Justin Welby, Archbishop Of Canterbury, appears to be a more publicly outspoken priest for the oppressed masses than his recent predecessors seemed to be. I do not want to be a spoiler, but, I do wonder just what affects his words would have, uttered as they are, in these isles, far, far, away from the awful trouble spots that are exercising many of us. He rightly points out that the focus of destruction is not just on Christian communities, though, it is those which have come into our focus because the Christian religious group has appeared to be singled out, for now, (which group will it be tomorrow?) and has been suffering dreadfully. The Archbishop described the dead as Christian Martyrs.

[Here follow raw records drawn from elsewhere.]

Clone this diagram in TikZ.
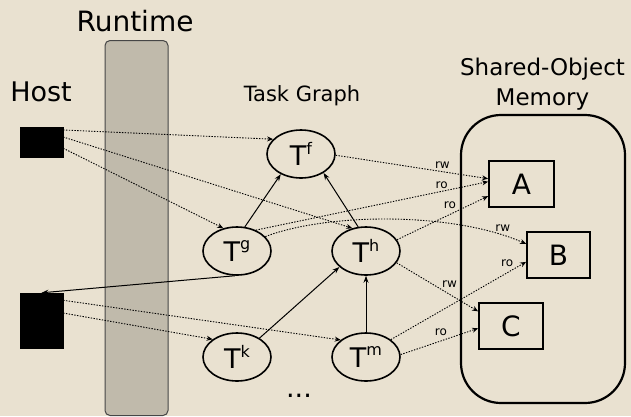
\documentclass[tikz,border=0pt]{standalone}
\usepackage{fontspec}
\setmainfont{DejaVu Sans}
\usetikzlibrary{shapes.geometric,arrows.meta,calc}

\definecolor{paper}{RGB}{233,225,208}
\definecolor{barfill}{RGB}{192,186,171}
\definecolor{barline}{RGB}{70,70,70}

\newcommand{\fsz}[1]{\fontsize{#1}{#1}\selectfont}
\newcommand{\tsk}[1]{T\raisebox{0.42em}{\fsz{16}#1}}

\tikzset{
  task/.style={ellipse, draw, line width=1.6pt, minimum width=68pt,
    minimum height=48pt, inner sep=0pt, font=\fsz{27}},
  obj/.style={rectangle, draw, line width=1.8pt, minimum height=46pt,
    inner sep=0pt, font=\fsz{28}},
  hostblk/.style={rectangle, fill=black, draw=black, inner sep=0pt},
  title/.style={inner sep=0pt, anchor=base},
  flow/.style={line width=0.9pt, dash pattern=on 1.4pt off 1.4pt,
    -{Stealth[length=6pt,width=5pt]}},
  dep/.style={line width=1pt, -{Stealth[length=7pt,width=5pt]}},
  lbl/.style={font=\fsz{12}, inner sep=1pt}
}

\begin{document}
\begin{tikzpicture}[x=1pt,y=-1pt]
  % paper background and fixed frame
  \fill[paper] (0,0) rectangle (631,416);
  \useasboundingbox (0,0) rectangle (631,416);

  % titles
  \node[title, font=\fsz{28}] (trt) at (135,31) {Runtime};
  \node[title, font=\fsz{27}] (thost) at (41,101) {Host};
  \node[title, font=\fsz{21}] (ttg) at (302,101) {Task Graph};
  \node[title, font=\fsz{23}] (tsom) at (542.5,75) {Shared-Object};
  \node[title, font=\fsz{23}] (tmem) at (542.5,105) {Memory};

  % runtime layer
  \node[rectangle, draw=barline, fill=barfill, line width=1pt, rounded corners=5pt,
        minimum width=63pt, minimum height=375pt, inner sep=0pt] (rt) at (136.5,228) {};

  % shared-object memory container
  \node[rectangle, draw, line width=2.2pt, rounded corners=40pt,
        minimum width=164pt, minimum height=288pt, inner sep=0pt] (mem) at (543,259) {};

  % host blocks
  \node[hostblk, minimum width=43pt, minimum height=30pt] (h1) at (41.5,142) {};
  \node[hostblk, minimum width=43pt, minimum height=55pt] (h2) at (41.5,320.5) {};

  % tasks
  \node[task] (tf) at (301,154) {\tsk{f}};
  \node[task] (tg) at (237,251) {\tsk{g}};
  \node[task] (th) at (366,251) {\tsk{h}};
  \node[task] (tk) at (237,357) {\tsk{k}};
  \node[task] (tm) at (366,357) {\tsk{m}};
  \node[title, font=\fsz{27}] (dots) at (299,397) {...};

  % shared objects
  \node[obj, minimum width=65pt] (a) at (521.5,184) {A};
  \node[obj, minimum width=63pt] (b) at (558.5,255) {B};
  \node[obj, minimum width=64pt] (c) at (511,326) {C};

  % host launches tasks through the runtime
  \draw[flow] (h1.29) -- (tf.152);
  \draw[flow] (h1.13) -- (th.121);
  \draw[flow] (h1.-16) -- (tg.121);
  \draw[flow] (h2.43) -- (tm.146);
  \draw[flow] (h2.19) -- (tk.144);
  \draw[dep] (tg.265) -- (h2.north);

  % task dependencies
  \draw[dep] (tg.72) -- (tf.-135);
  \draw[dep] (th.108) -- (tf.-40);
  \draw[dep] (tk.40) -- (th.211);
  \draw[dep] (tm.north) -- (th.south);

  % object accesses
  \draw[flow] (tf.-2) -- node[lbl, pos=0.70, above=2pt] {rw} (a.171);
  \draw[flow] (tg.48) -- node[lbl, pos=0.80, above=1pt] {ro} (a.176);
  \draw[flow] (th.20) -- node[lbl, pos=0.58, above=4pt] {ro} (a.200);
  \draw[flow] (tg.27) .. controls ($(tg.27)+(63,-24)$) and ($(b.161)+(-73,-32)$) ..
        node[lbl, pos=0.9, above=2pt] {rw} (b.161);
  \draw[flow] (th.-21) -- node[lbl, pos=0.65, above=5pt] {rw} (c.156);
  \draw[flow] (tm.35) -- node[lbl, pos=0.86, above=5pt] {ro} (b.192);
  \draw[flow] (tm.4) -- node[lbl, pos=0.52, above=4pt] {ro} (c.184);
\end{tikzpicture}
\end{document}
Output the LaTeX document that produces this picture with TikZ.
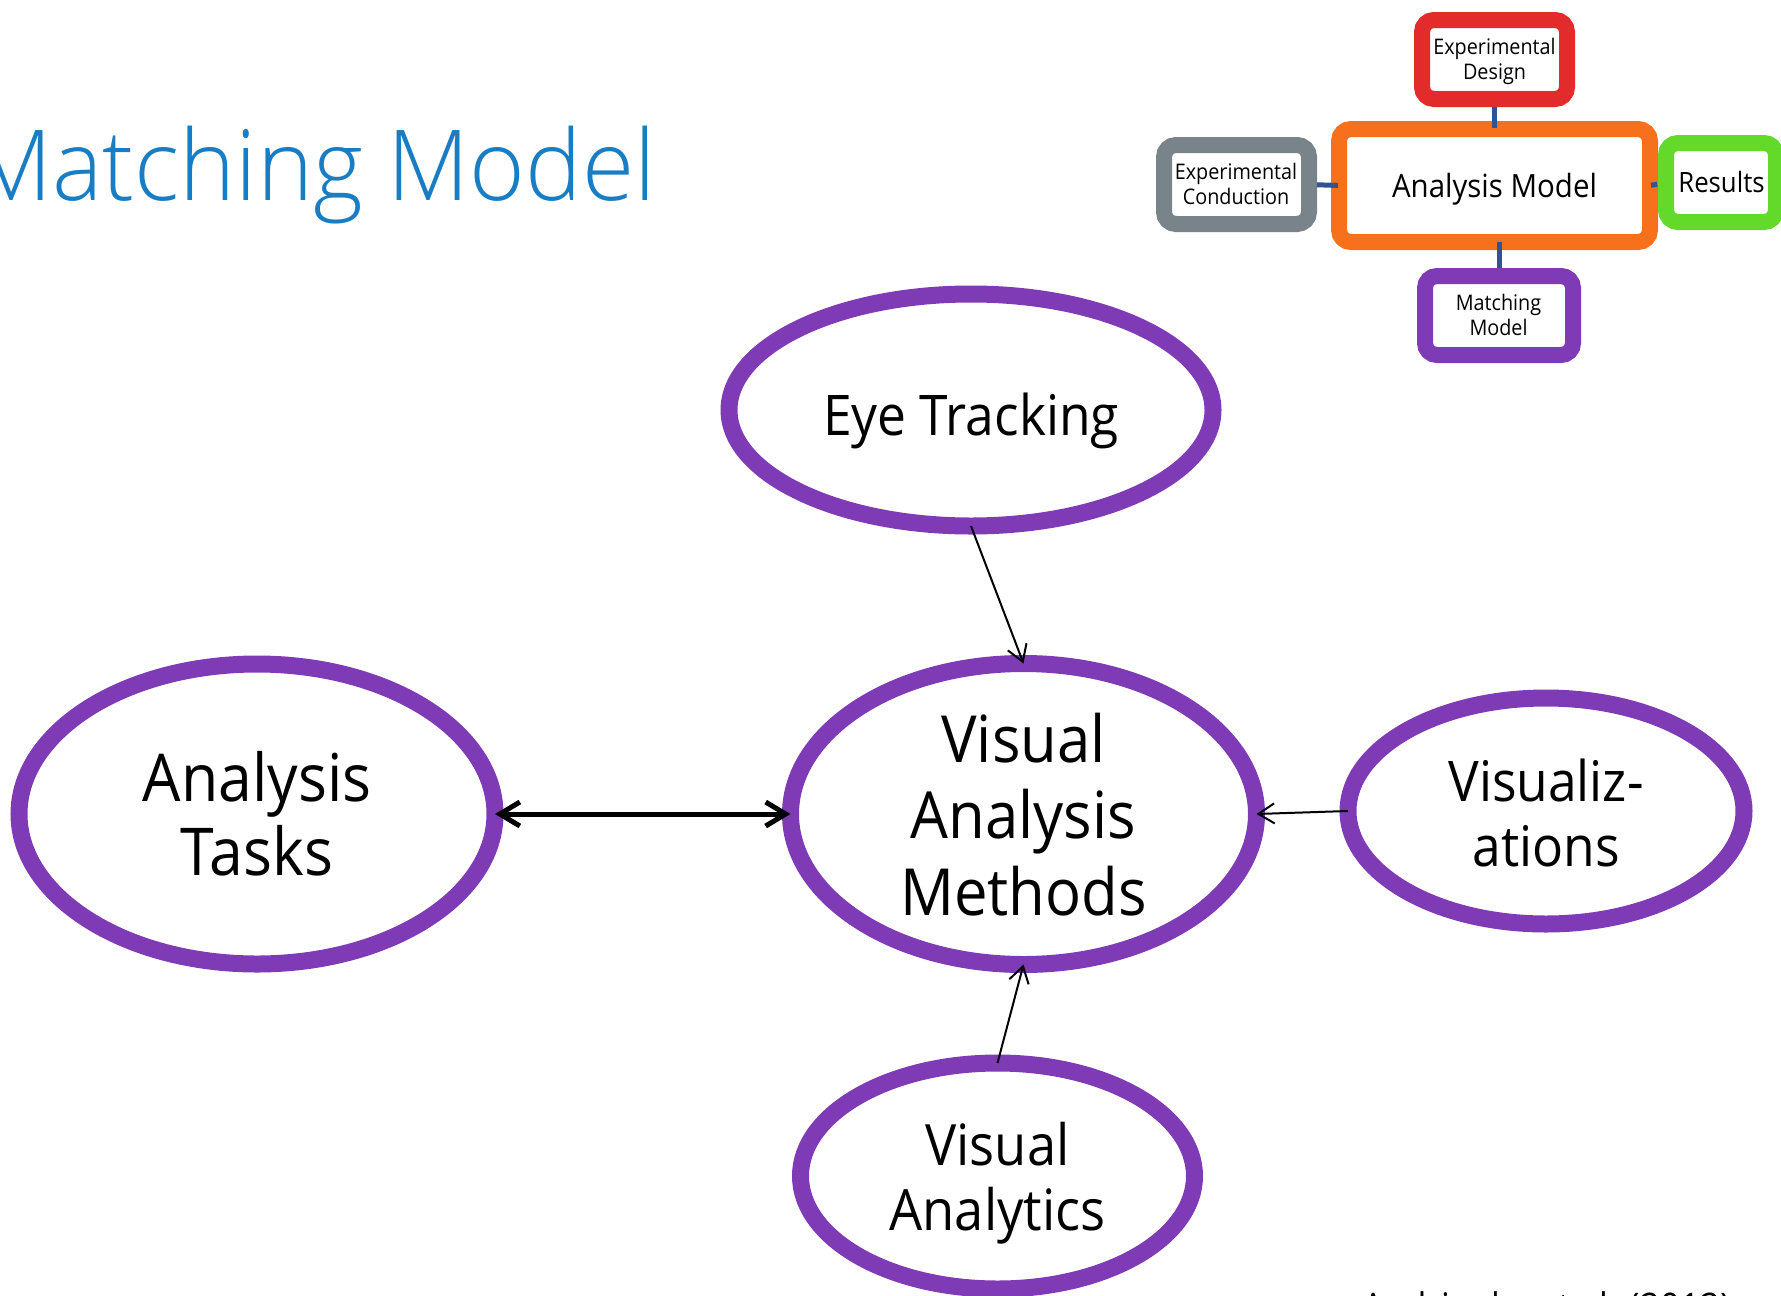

Archbishop Justin Welby's summary of the politics is interesting, as is his choice of language.
The Middle East is complex, it is a melting pot for which no single
answer will do. As if to illustrate this. I heard the following report.
A report on BBC radio this morning highlighted the plight and
fortitude of the Syrian refugee children, who, from the age of 4 years
old, are taken by open lorries to work on farms, harvesting whatever is
in the fields. Their work is unprotected and supervised by an overseer.
Supervision consists of threatening to dock earnings if they do not
fulfill their quotas of work. I do not know who sets those. When the
children return to the camps they are given some schooling. The refugee
community want their children to have some education, not to be totally
disadvantaged and lost. It speaks volumes.
UNICEF, whose work is vital, are constantly fund raising to save the children.